Я, когда всё это делал, не ставил перед собою каких-либо убийственных задач. Другое дело, когда ты работаешь, задачи сами к тебе приходят. И они приходят всё более и более сложные. Очень странно, но есть географические места, где живёт искусство, а где оно не живёт. Не проживает. Это зависит не от благосостояния не от природы, не от географического положения, не от ситуации, по разным вещам. Где-то оно просто не приживается. И если я вижу, что у меня начался где-то с ним диалог, я стараюсь это максимально использовать.

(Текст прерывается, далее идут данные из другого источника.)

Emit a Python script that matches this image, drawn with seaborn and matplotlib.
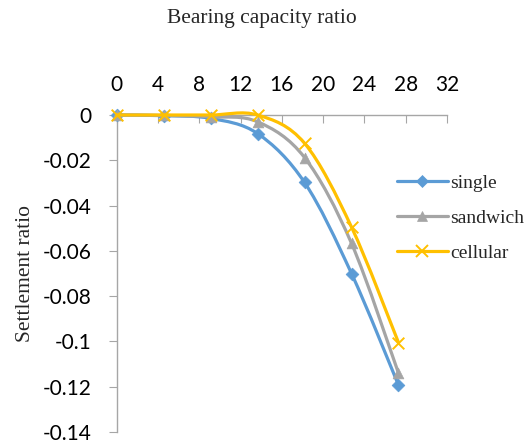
import numpy as np
import pandas as pd
import seaborn as sns
import matplotlib
matplotlib.use("Agg")
import matplotlib.pyplot as plt
from matplotlib.path import Path
from matplotlib.patches import PathPatch
from matplotlib.lines import Line2D

# Bearing capacity ratio vs settlement ratio for three reinforcement layouts
bcr = [0, 4.55, 9.1, 13.65, 18.2, 22.75, 27.3]
single = [0, -0.0003, -0.0015, -0.0082, -0.0298, -0.0700, -0.1193]
sandwich = [0, -0.0002, -0.0008, -0.0030, -0.0188, -0.0567, -0.1140]
cellular = [0, 0, 0, 0, -0.0125, -0.0495, -0.1005]
series_names = ["single", "sandwich", "cellular"]
x_ticks = [0, 4, 8, 12, 16, 20, 24, 28, 32]
y_ticks = [0, -0.02, -0.04, -0.06, -0.08, -0.1, -0.12, -0.14]
y_tick_labels = ["0", "-0.02", "-0.04", "-0.06", "-0.08", "-0.1", "-0.12", "-0.14"]

colors = ["#5B9BD5", "#A5A5A5", "#FFC000"]
markers = ["D", "^", "x"]
marker_sizes = [42, 60, 70]

sns.set_theme(style="white")
plt.rcParams["axes.unicode_minus"] = False
serif = ["Liberation Serif", "DejaVu Serif"]
sans = ["Lato", "DejaVu Sans"]

fig = plt.figure(figsize=(5.31, 4.43), dpi=100)
ax = fig.add_axes([0.2198, 0.0248, 0.6220, 0.7156])


def smooth_path(xs, ys):
    """Cubic Bezier path through the points (Catmull-Rom style smoothing)."""
    pts = np.column_stack([xs, ys]).astype(float)
    n = len(pts)
    verts = [pts[0]]
    codes = [Path.MOVETO]
    for i in range(n - 1):
        p0 = pts[i - 1] if i > 0 else pts[i]
        p1 = pts[i]
        p2 = pts[i + 1]
        p3 = pts[i + 2] if i + 2 < n else pts[i + 1]
        c1 = p1 + (p2 - p0) / 6.0
        c2 = p2 - (p3 - p1) / 6.0
        verts += [c1, c2, p2]
        codes += [Path.CURVE4] * 3
    return Path(verts, codes)


df = pd.DataFrame({"bcr": bcr, "single": single,
                   "sandwich": sandwich, "cellular": cellular})

handles = []
for k, name in enumerate(series_names):
    patch = PathPatch(smooth_path(df["bcr"], df[name]), facecolor="none",
                      edgecolor=colors[k], linewidth=2.3, clip_on=False,
                      zorder=3 + 2 * k, capstyle="round")
    ax.add_patch(patch)
    if markers[k] == "x":
        sns.scatterplot(data=df, x="bcr", y=name, marker="x", color=colors[k],
                        s=marker_sizes[k], linewidth=1.4, ax=ax,
                        zorder=4 + 2 * k, clip_on=False)
    else:
        sns.scatterplot(data=df, x="bcr", y=name, marker=markers[k],
                        color=colors[k], edgecolor=colors[k],
                        s=marker_sizes[k], linewidth=0.5, ax=ax,
                        zorder=4 + 2 * k, clip_on=False)
    handles.append(Line2D([], [], color=colors[k], linewidth=2.3,
                          marker=markers[k],
                          markersize=np.sqrt(marker_sizes[k]),
                          markeredgewidth=1.4 if markers[k] == "x" else 0.5,
                          markeredgecolor=colors[k], markerfacecolor=colors[k]))

ax.set_xlim(0, 32)
ax.set_ylim(-0.14, 0)
ax.set_xlabel("")
ax.set_ylabel("")

# x axis sits on y = 0 at the top of the plot
ax.xaxis.tick_top()
ax.set_xticks(x_ticks)
ax.set_xticklabels([str(t) for t in x_ticks], fontfamily=sans, fontsize=15,
                   color="#000000")
ax.set_yticks(y_ticks)
ax.set_yticklabels(y_tick_labels, fontfamily=sans, fontsize=15,
                   color="#000000")
ax.tick_params(axis="x", which="major", top=True, bottom=False,
               direction="in", length=6, width=0.8, color="#A6A6A6", pad=14.5)
ax.tick_params(axis="y", which="major", left=True, direction="out",
               length=6, width=0.8, color="#A6A6A6", pad=12)

for side in ["right", "bottom"]:
    ax.spines[side].set_visible(False)
for side in ["left", "top"]:
    ax.spines[side].set_color("#A6A6A6")
    ax.spines[side].set_linewidth(1.0)
ax.grid(False)

fig.text(262 / 531, 1 - 18 / 443, "Bearing capacity ratio",
         ha="center", va="center", fontfamily=serif, fontsize=15.5)
fig.text(26 / 531, 1 - 273 / 443, "Settlement ratio", rotation=90,
         ha="center", va="center", fontfamily=serif, fontsize=15.5)

fig.legend(handles, series_names, loc="upper left",
           bbox_to_anchor=(397 / 531, 1 - 174 / 443),
           frameon=False, borderpad=0, borderaxespad=0,
           handlelength=2.6, handletextpad=0.15, labelspacing=0.9,
           prop={"family": serif, "size": 14})

fig.savefig("out.png", dpi=100)
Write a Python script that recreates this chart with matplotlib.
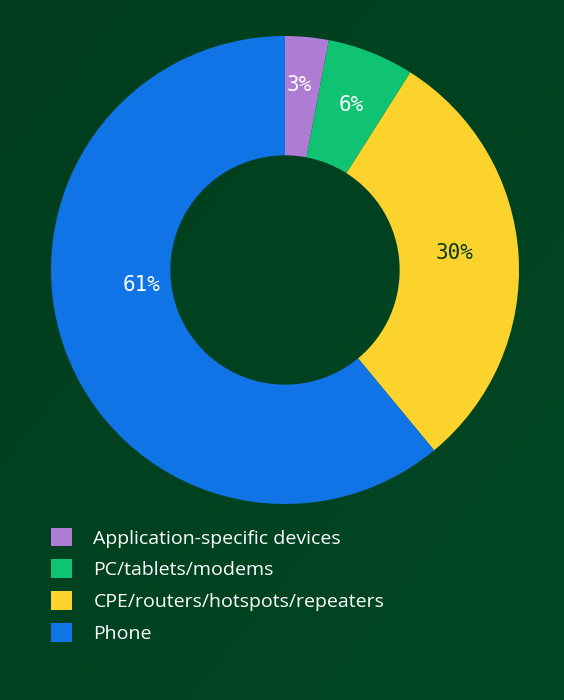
import numpy as np
import matplotlib
matplotlib.use("Agg")
import matplotlib.pyplot as plt
from matplotlib.patches import Patch

# share of devices by type (%)
categories = ["Application-specific devices", "PC/tablets/modems",
              "CPE/routers/hotspots/repeaters", "Phone"]
shares = [3, 6, 30, 61]
colors = ["#AF7CD3", "#0FC373", "#FCD32D", "#1174E6"]
label_colors = ["white", "white", "#0B3B1F", "white"]
# where each percentage label sits, in pie units (x, y)
label_pos = [(0.062, 0.79), (0.282, 0.707), (0.726, 0.073), (-0.611, -0.062)]

bg = "#00421F"
fig = plt.figure(figsize=(5.64, 7.0), dpi=100)
fig.patch.set_facecolor(bg)

# faint diagonal gradient behind everything
bgax = fig.add_axes([0, 0, 1, 1], zorder=-10)
grad = np.linspace(0, 1, 200)
gx, gy = np.meshgrid(grad, grad)
bgax.imshow(gx * 0.5 + gy * 0.5, cmap=matplotlib.colors.LinearSegmentedColormap.from_list(
    "g", ["#003E1E", "#004723"]), aspect="auto", extent=[0, 1, 0, 1])
bgax.axis("off")

ax = fig.add_axes([51 / 564, 196 / 700, 468 / 564, 468 / 700])
ax.set_facecolor("none")
wedges, texts, autotexts = ax.pie(
    shares, colors=colors, startangle=90, counterclock=False,
    wedgeprops=dict(width=0.51, linewidth=0),
    autopct="%d%%", pctdistance=0.75,
    textprops=dict(family="DejaVu Sans Mono", fontsize=15))
for t, c, p in zip(autotexts, label_colors, label_pos):
    t.set_color(c)
    t.set_position(p)
ax.set_xlim(-1, 1)
ax.set_ylim(-1, 1)
ax.set_aspect("equal")

handles = [Patch(facecolor=c, edgecolor="none") for c in colors]
leg = fig.legend(handles, categories, loc="upper left",
                 bbox_to_anchor=(33 / 564, 1 - 510 / 700),
                 frameon=False, handlelength=1.12,
                 handleheight=1.12, handletextpad=1.08, labelspacing=0.6,
                 prop=dict(family="Open Sans", size=14))
for t in leg.get_texts():
    t.set_color("white")

fig.savefig("out.png", dpi=100, facecolor=bg)
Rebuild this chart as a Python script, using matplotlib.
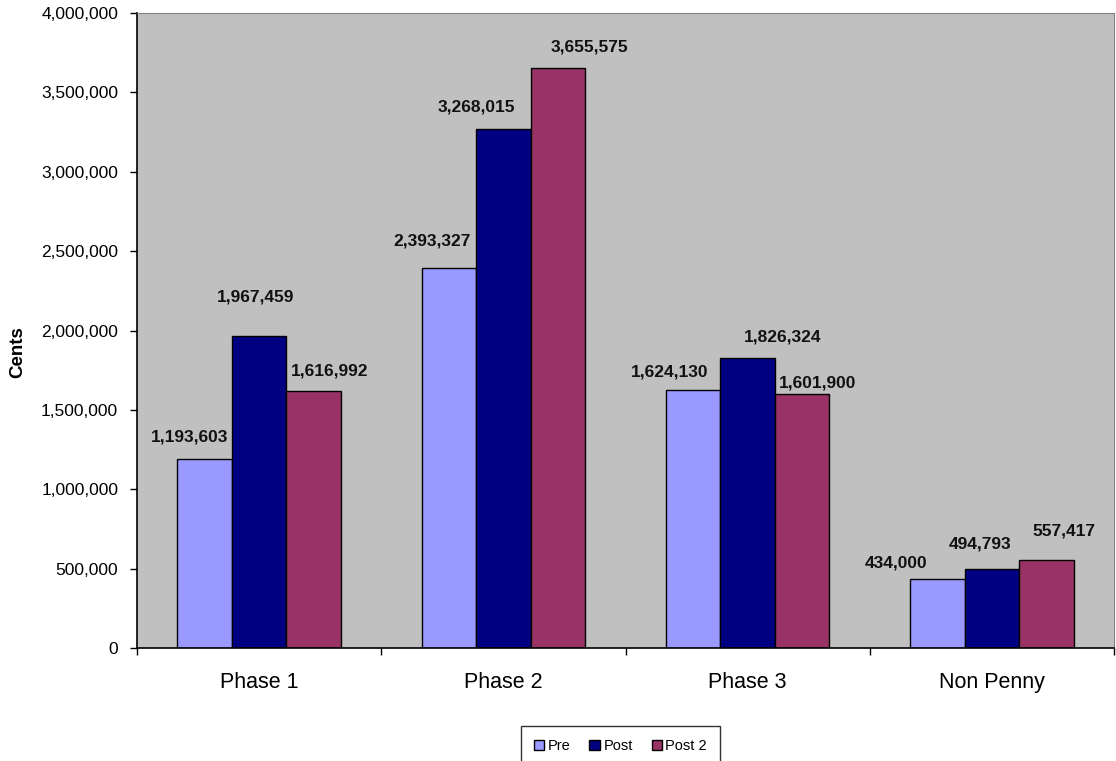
import matplotlib
matplotlib.use("Agg")
import matplotlib.pyplot as plt
import numpy as np
from matplotlib.ticker import FuncFormatter, MultipleLocator

categories = ["Phase 1", "Phase 2", "Phase 3", "Non Penny"]
series_names = ["Pre", "Post", "Post 2"]
pre = [1193603, 2393327, 1624130, 434000]
post = [1967459, 3268015, 1826324, 494793]
post2 = [1616992, 3655575, 1601900, 557417]

colors = ["#9999FF", "#000080", "#993366"]

# label offsets in pixels (dx, dy) per series per category
label_offsets = [
    [(-15, 22), (-17, 27), (-24, 18), (-41, 16)],
    [(-4, 39), (-27, 22), (35, 21), (-12, 25)],
    [(16, 20), (32, 21), (15, 11), (18, 29)],
]

plt.rcParams['font.family'] = ['Liberation Sans', 'DejaVu Sans']

fig = plt.figure(figsize=(11.16, 7.61), dpi=100)
ax = fig.add_axes([137/1116, 1-648/761, (1114-137)/1116, (648-13)/761])
ax.set_facecolor("#C0C0C0")

x = np.arange(len(categories))
w = 0.223
all_series = [pre, post, post2]
for i, (vals, name, c) in enumerate(zip(all_series, series_names, colors)):
    bars = ax.bar(x + (i - 1) * w, vals, w, color=c, edgecolor="black", linewidth=1.0,
                  label=name, zorder=2)
    for j, (b, v) in enumerate(zip(bars, vals)):
        dx, dy = label_offsets[i][j]
        ax.annotate(f"{v:,}", (b.get_x() + b.get_width()/2, v),
                    xytext=(dx, dy), textcoords="offset pixels",
                    ha="center", va="center", fontsize=12.5, fontweight="bold",
                    color="#111111")

ax.set_xlim(-0.5, len(categories) - 0.5)
ax.set_ylim(0, 4000000)
ax.yaxis.set_major_locator(MultipleLocator(500000))
ax.yaxis.set_major_formatter(FuncFormatter(lambda v, p: f"{int(v):,}"))
ax.tick_params(axis="y", labelsize=12.5, direction="out", length=5, width=1,
               colors="black", pad=8.5)

ax.set_xticks(np.arange(-0.5, len(categories), 1.0))
ax.set_xticklabels([])
ax.set_xticks(x, minor=True)
ax.set_xticklabels(categories, minor=True, fontsize=15.5)
ax.tick_params(axis="x", which="major", direction="out", length=5, width=1)
ax.tick_params(axis="x", which="minor", length=0, pad=17)

ax.spines["left"].set_color("black")
ax.spines["bottom"].set_color("black")
ax.spines["top"].set_color("#808080")
ax.spines["right"].set_color("#808080")
ax.spines["left"].set_linewidth(1.2)
ax.spines["bottom"].set_linewidth(1.2)

ax.set_ylabel("Cents", fontsize=13.5, fontweight="bold")
ax.yaxis.set_label_coords((26.5 - 137) / 977, (648 - 352) / 635)

leg = fig.legend(loc="center", bbox_to_anchor=(620.5/1116, 1-746/761), ncol=3,
                 fontsize=10.5, frameon=True, fancybox=False, edgecolor="black",
                 handlelength=0.7, handleheight=0.7, handletextpad=0.25,
                 columnspacing=1.3, borderpad=0.9, borderaxespad=0)
leg.get_frame().set_linewidth(1.0)

fig.savefig("out.png", dpi=100)
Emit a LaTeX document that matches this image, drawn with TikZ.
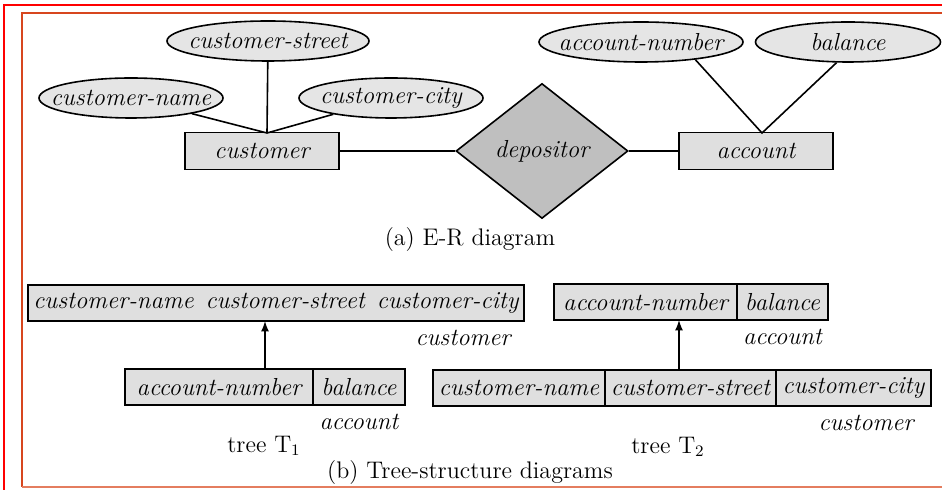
\documentclass[tikz,border=0pt]{standalone}
\usetikzlibrary{shapes.geometric,positioning}
\definecolor{framered}{RGB}{255,0,0}
\definecolor{framerust}{RGB}{215,70,30}
\definecolor{frameorange}{RGB}{228,125,95}

\begin{document}
\begin{tikzpicture}[x=0.5pt,y=-0.5pt,line width=0.8pt,
		font=\fontsize{12.3}{14}\selectfont\itshape]

		\tikzset{entity/.style={draw,fill=gray!25,minimum width=77pt,minimum height=18.5pt,inner sep=0pt},
			attr/.style={ellipse,draw,fill=gray!20,inner xsep=-8pt,inner ysep=0pt,minimum height=20pt},
			rel/.style={diamond,draw,fill=gray!50,minimum width=86pt,minimum height=67.5pt,inner sep=0pt},
			cell/.style={draw,fill=gray!25,minimum height=18pt,inner xsep=2pt,inner ysep=0pt,outer sep=0pt},
			caption/.style={font=\fontsize{12}{14}\selectfont\upshape}}
		\useasboundingbox (0,0) rectangle (942,490);

		% frames
		\draw[framered] (4,490) -- (4,5) -- (942,5);
		\draw[framerust] (942,13) -- (22,13) -- (22,487);
		\draw[frameorange,line width=1pt] (22,487) -- (942,487);

		% (a) E-R diagram
	    \node[attr,minimum width=101pt] (street) at (268,41) {customer-street};
	    \node[attr,minimum width=92pt] (cname) at (131,98) {customer-name};
	    \node[attr,minimum width=92pt] (city) at (391,98) {customer-city};
	    \node[entity] (cust) at (262,151) {customer};
	    \node[rel] (dep) at (542,151) {depositor};
	    \node[entity] (acct) at (756,151) {account};
	    \node[attr,minimum width=102pt] (anum) at (641,42) {account-number};
	    \node[attr,minimum width=92.5pt] (bal) at (848,42) {balance};
	    \coordinate (cj) at (267,133);
	    \coordinate (aj) at (762,133);
	    \draw (street) -- (cj);
	    \draw (cname) -- (cj) -- (city);
	    \draw (anum.-18) -- (aj) -- (bal.-119);
	    \draw (cust) -- (dep) -- (acct);
	    \node[caption] (capa) at (470,240) {(a) E-R diagram};

		% tree T1
	    \node[cell,minimum width=248pt] (t1cust) at (276,303)
	    	{customer-name\hspace{6pt}customer-street\hspace{6pt}customer-city};
	    \node[below left=1pt and 3pt of t1cust.south east] (t1custlbl) {customer};
	    \node[cell,anchor=north west,minimum width=94pt] (t1anum) at (125,369) {account-number};
	    \node[cell,right=0pt of t1anum,minimum width=46pt] (t1bal) {balance};
	    \node[below=1pt of t1bal] (t1acctlbl) {account};
	    \coordinate (t1tail) at (265,369);
	    \draw[-latex] (t1tail) -- (t1tail |- t1cust.south);
	    \node[caption] (t1name) at (264,446) {tree T\textsubscript{1}};

		% tree T2
	    \node[cell,anchor=north west,minimum width=91.5pt] (t2anum) at (554,284) {account-number};
	    \node[cell,right=0pt of t2anum,minimum width=45.5pt] (t2bal) {balance};
	    \node[below=1pt of t2bal] (t2acctlbl) {account};
	    \node[cell,anchor=north west,minimum width=86pt] (t2cname) at (433,370) {customer-name};
	    \node[cell,right=0pt of t2cname,minimum width=85.5pt] (t2street) {customer-street};
	    \node[cell,right=0pt of t2street,minimum width=77.5pt] (t2city) {customer-city};
	    \node[below left=1pt and 5pt of t2city.south east] (t2custlbl) {customer};
	    \coordinate (t2tail) at (679,370);
	    \draw[-latex] (t2tail) -- (t2tail |- t2anum.south);
	    \node[caption] (t2name) at (668,447) {tree T\textsubscript{2}};

	    \node[caption] (capb) at (470,473) {(b) Tree-structure diagrams};

	\end{tikzpicture}
\end{document}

При этом я не могу сказать, что это очень личное переживание, и не могу сказать, что в Гуслицах мне было уж столь хорошо. Там был, как я уже говорил, очень аскетичный комфорт, переходящий в дискомфорт. Поэтому моё состояние было сродни истерики, где-то на грани. Этакая, вне всякого сомнения, антитеза окружающей среде, сродни стихам Гудзенко,
"Когда на смерть идут - поют.
А перед этим можно плакать".
Перед этим можно долго плакать. Вся штука в том, что искусство иногда это бросание на амбразуру. В Гуслицах я бросался на амбразуру. Там были разные встречи как с чем-то высоким так и с необычайно низким. Но было задорно, почти как в Риме. И то и другое, это какие-то жизненные крайности. Это не Москва. Мир гораздо глубже. В Гуслицах всё на контрасте каких-то душевных порывов и кошмаре бытовухи.